Se enaltecemos a Apple TV+ pela aposta na disponibilização de conteúdo de qualidade, o mesmo não se poderá aplicar à inexistente promoção que "1971: O Ano em que a música mudou tudo" conheceu. Tal estratégia (ou ausência dela), numa análise breve e pessoal, acarreta dois nocivos predicados, que tanto atingem aquela chancela como a generalidade dos serviços de streaming:

  1. Impede a visualização de produtos televisivos de evidente utilidade lúdica e pedagógica junto de uma audiência alargada;
  2. Adensa a perceção de que a oferta audiovisual nestas plataformas é definida pelo critério único da quantificação de títulos disponíveis, sem um fio condutor de programação (alguns, como Martin Scorsese em ensaio redigido para a Harper's Magazine, chamam-lhe "curadoria") nem garantias de imperecibilidade digital. Pessoalmente, e no que a "1971: O ano em que a música mudou tudo" diz respeito, já revi alguns episódios e não desdenharia comprar uma edição física da série.
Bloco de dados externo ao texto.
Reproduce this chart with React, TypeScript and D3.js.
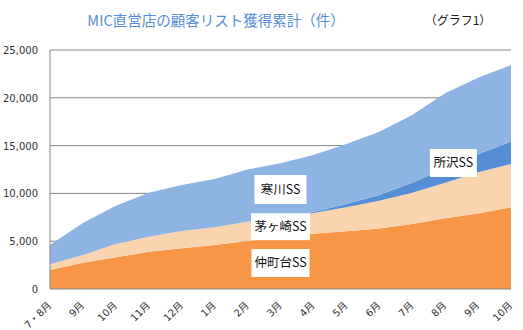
import React from "react";
import * as d3 from "d3";

const categories = ["7・8月", "9月", "10月", "11月", "12月", "1月", "2月", "3月", "4月", "5月", "6月", "7月", "8月", "9月", "10月"];
const nakamachidai = [1990, 2750, 3310, 3900, 4250, 4600, 5020, 5400, 5790, 6030, 6340, 6800, 7390, 7910, 8540];
const chigasaki = [590, 810, 1390, 1570, 1820, 1850, 2020, 2080, 2160, 2510, 2900, 3270, 3730, 4290, 4530];
const tokorozawa = [0, 0, 0, 0, 0, 0, 0, 0, 100, 350, 590, 1050, 1500, 1900, 2340];
const samukawa = [2020, 3340, 4000, 4600, 4810, 5050, 5460, 5670, 5970, 6280, 6630, 7080, 7850, 8000, 8020];
const seriesNames = ["仲町台SS", "茅ヶ崎SS", "所沢SS", "寒川SS"];
const seriesColors = ["#F79646", "#FAD3AF", "#558ED5", "#8EB4E3"];
const yTicks = [0, 5000, 10000, 15000, 20000, 25000];
// label anchors: category index (fractional) and value
const labelCat = [7, 7, 12.25, 7];
const labelVal = [2720, 6520, 13180, 10410];

const W = 523, H = 330;
const L = 50, R = 511, T = 50, B = 289;

export default function App() {
  const x = d3.scalePoint<string>().domain(categories.map((c, i) => i + "")).range([L, R]);
  const xi = (i: number) => L + (i * (R - L)) / (categories.length - 1);
  const y = d3.scaleLinear().domain([0, 25000]).range([B, T]);
  const rows = categories.map((c, i) => ({
    i,
    [seriesNames[0]]: nakamachidai[i],
    [seriesNames[1]]: chigasaki[i],
    [seriesNames[2]]: tokorozawa[i],
    [seriesNames[3]]: samukawa[i],
  }));
  const stack = d3.stack<any>().keys(seriesNames)(rows);
  const area = d3
    .area<any>()
    .x((d) => x(d.data.i + "") as number)
    .y0((d) => y(d[0]))
    .y1((d) => y(d[1]));
  const fmt = d3.format(",");
  const labelW = [58, 59, 47, 52];
  const labelH = [28, 27, 28, 29];
  return (
    <svg width={W} height={H} style={{ position: "absolute", left: 0, top: 0, background: "#fff" }}>
      <text x={216} y={26} textAnchor="middle" fontFamily="Noto Sans CJK JP" fontSize={14.5} fill="#558ED5">
        MIC直営店の顧客リスト獲得累計（件）
      </text>
      <text x={458} y={25} textAnchor="middle" fontFamily="Noto Sans CJK JP" fontSize={12} fill="#222">
        （グラフ1）
      </text>
      {yTicks.map((t) => (
        <g key={t}>
          {t > 0 && <line x1={L} x2={R} y1={y(t)} y2={y(t)} stroke="#868686" strokeWidth={1} />}
          <text x={38} y={y(t) + 4} textAnchor="end" fontFamily="DejaVu Sans" fontSize={10} fill="#333">
            {fmt(t)}
          </text>
        </g>
      ))}
      {stack.map((s, k) => (
        <path key={k} d={area(s) as string} fill={seriesColors[k]} />
      ))}
      <line x1={L} x2={R} y1={B} y2={B} stroke="#868686" strokeWidth={1} />
      <line x1={L} x2={L} y1={T} y2={B} stroke="#868686" strokeWidth={1} />
      {categories.map((c, i) => (
        <text
          key={i}
          transform={`translate(${(x(i + "") as number) + 2},${B + 17}) rotate(-45)`}
          textAnchor="end"
          fontFamily="DejaVu Sans, Noto Sans CJK JP"
          fontSize={10}
          fill="#333"
        >
          {c}
        </text>
      ))}
      {seriesNames.map((n, k) => {
        const cx = xi(labelCat[k]);
        const cy = y(labelVal[k]);
        return (
          <g key={n}>
            <rect x={cx - labelW[k] / 2} y={cy - labelH[k] / 2} width={labelW[k]} height={labelH[k]} fill="#fff" />
            <text x={cx} y={cy + 4.5} textAnchor="middle" fontFamily="Noto Sans CJK JP" fontSize={12.5} fill="#111">
              {n}
            </text>
          </g>
        );
      })}
    </svg>
  );
}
1971: O ano em que a música mudou tudo

No caso concreto da série de Asif Kapadia, o argumento de que as suas temáticas (músicos anglo-saxónicos, eventos históricos nos Estados Unidos da América e na Grã-Bretanha) não são convidativas a uma promoção da série em mercados internacionais, é aceitável. Por outro lado, também é inegável que a acessibilidade, tanto tecnológica como económica, destas plataformas, aliado ao conceito da educação do público pelo audiovisual, seria quase um acto de responsabilidade social.

Assim, para além dos seus opacos modelos de negócio, da desleal concorrência com as salas de cinema, do incerto impacto ambiental, ou das subjetivas métricas de contabilização de espectadores, reside aqui a efetiva e "insustentável leveza do streaming": se a esmagadora maioria dos seus conteúdos não merece promoção, e com a presença nos catálogos a ser condicionada pelo número de "visualizações" que cativa, então as plataformas de streaming não são mais que um fugaz capítulo na utopia da "democratização" do cinema e da televisão pelas maravilhas do digital. Aparentemente, esse objetivo continuará a ser alcançado por via dos suportes físicos; mas isso já são "outros quinhentos"...

Ao leitor, seja ou não aficionado do rock e pop dos anos 1970, recomenda-se vivamente este "1971: O ano em que a música mudou tudo".